Burns and McBride Energy, 1-800-344-6934

Headquarters: Wilmington, Del.

Fixed rate: 36.5 cents per therm, one-year contract

Incentive: free gas in October 2000

Gasmark, 1-800-427-8545

Headquarters: Reading, Pa.

Fixed rate: 37.1 cents per therm, one-year contract

Keyspan Energy Services, 1-888-222-7359

Headquarters: Stamford, Conn.

Fixed rate: 37.5 cents per therm, one-year contract

MxEnergy.com Inc., 1-800-785-4373

Headquarters: Stamford, Conn.

Variable rate: 10 percent off gas commodity charge of BGE Co. (the utility), one-month to three-year contract

Incentive: Enroll by Dec. 31 and receive a $10 rebate, and enroll using the Web site (www. mxenergy.com) and an additional $10 will be donated to charity.

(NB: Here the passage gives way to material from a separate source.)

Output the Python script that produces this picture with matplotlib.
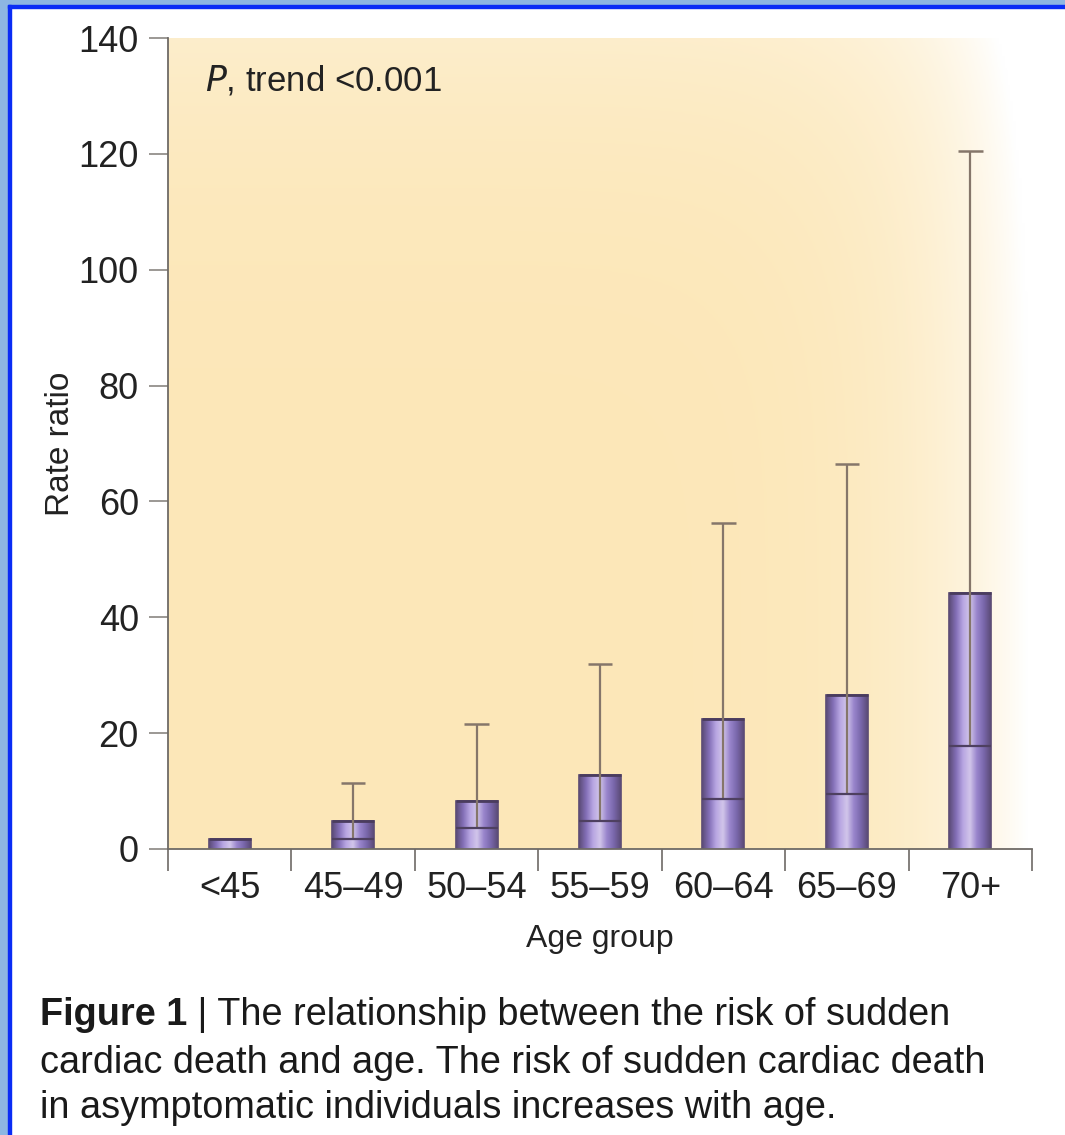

Operators Energy Services, 410-467-6000

Headquarters: Baltimore

Fixed rate: 36.4 cents per therm, one-year contract

Incentive: two-year furnace service contract for the price of a one-year contract

Total Gas & Electric Inc.; 1-800-517-9006

Headquarters: Fort Lauderdale, Fla.

Variable rate: changes monthly (October rate is 36.0 cents per therm), one-year contract

United Energy Inc., 1-800-726-9133

Headquarters: Millersville, Md.

Fixed rate: 36.5 cents per therm, one-year contract

Washington Gas Energy Services Inc., 1-888-884-9437

Headquarters: Herndon, Va.

Fixed rate: 37.9 cents per therm, one- or two-year contract

Variable rate: 9 cents above an industry energy index (index average for past 12 months: 22.7 cents), with a 48-cent cap, one-year contract

How pricing is determined

Pricing in the natural gas market historically has been extremely volatile, affected by weather, overall demand, the price of competing fuels and competition among gas companies, industry experts say.

Some analysts expect gas prices to be strong this winter, particularly because it is expected to be colder than last year. Also, gas storage levels are low because of a decrease in drilling when energy prices weakened about 18 months ago.

The U.S. Department of Energy recently projected an increase in "wellhead prices," or the cost of gas when it is taken from the ground, to about $2.50 per thousand cubit feet, compared with $1.79 per thousand cubit feet a year ago. As a result, the department forecast a 19 percent increase in heating bills this winter for homes that use natural gas.

The American Gas Association said price rises generally would not be immediate because much of this winter's supply already has been bought and stored.